Von Erkner aus führt uns unsere Radtour an einer Seenkette entlang, die uns über Fangschleuse, Grünheide, Altbuchhorst bis nach Kagel führt. Leider führt der Radtour hier nicht am Seeufer sondern meist an einer Straße entlang. Am Möllensee führt uns ein kleiner Abstecher jedoch an einen schönen Strand an einem Campingplatz, wo wir uns noch einmal abkühlen können.

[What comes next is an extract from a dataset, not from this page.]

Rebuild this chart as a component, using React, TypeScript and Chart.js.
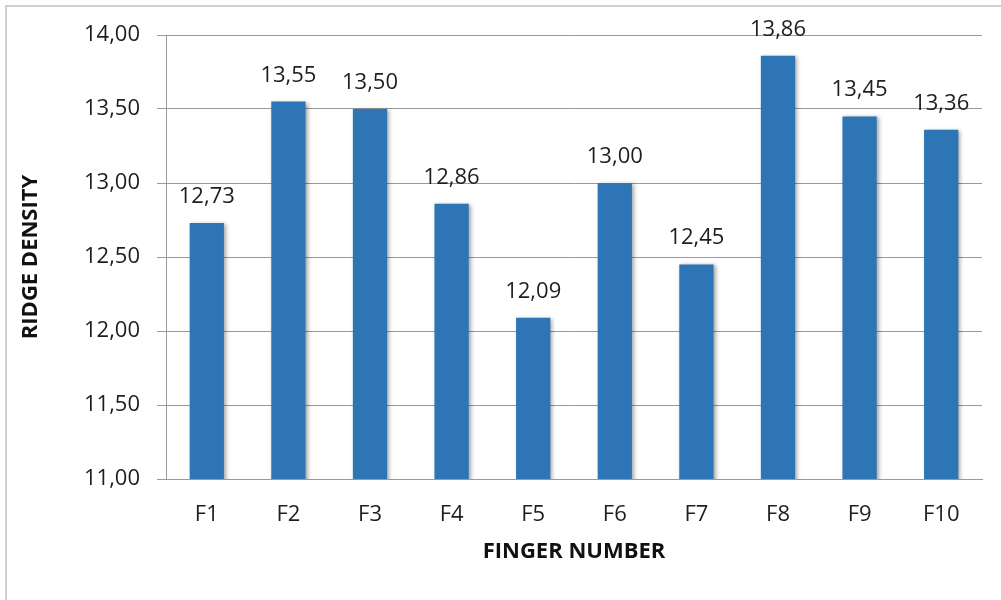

In Kagel biegen wir nach Norden ab und radeln noch ein Stückchen auf dem Europa-Radweg R1 bis nach Rehfelde, wo wir ihn schließlich verlassen. Die Radroute führt von hier aus weiter über Buckow bis in den Oderbruch, nach Polen und schließlich sogar bis St. Petersburg, wobei ich nichts zur Qualität des Radwegs hinter der Grenze sagen kann.
Von hier aus ist es nur noch ein kleines Stückchen bis zum S-Bahnhof in Strausberg unserem heutigen Etappenziel.
Fazit: Eine vor allem am Anfang mit den vielen Seen sehr schöne Strecke. Später fehlt es etwas an Highlights aber für eine lockere Ausfahrt ohne auf die Karte gucken zu müssen und Fahrspaß ist der gut ausgebaute R1 immer gut.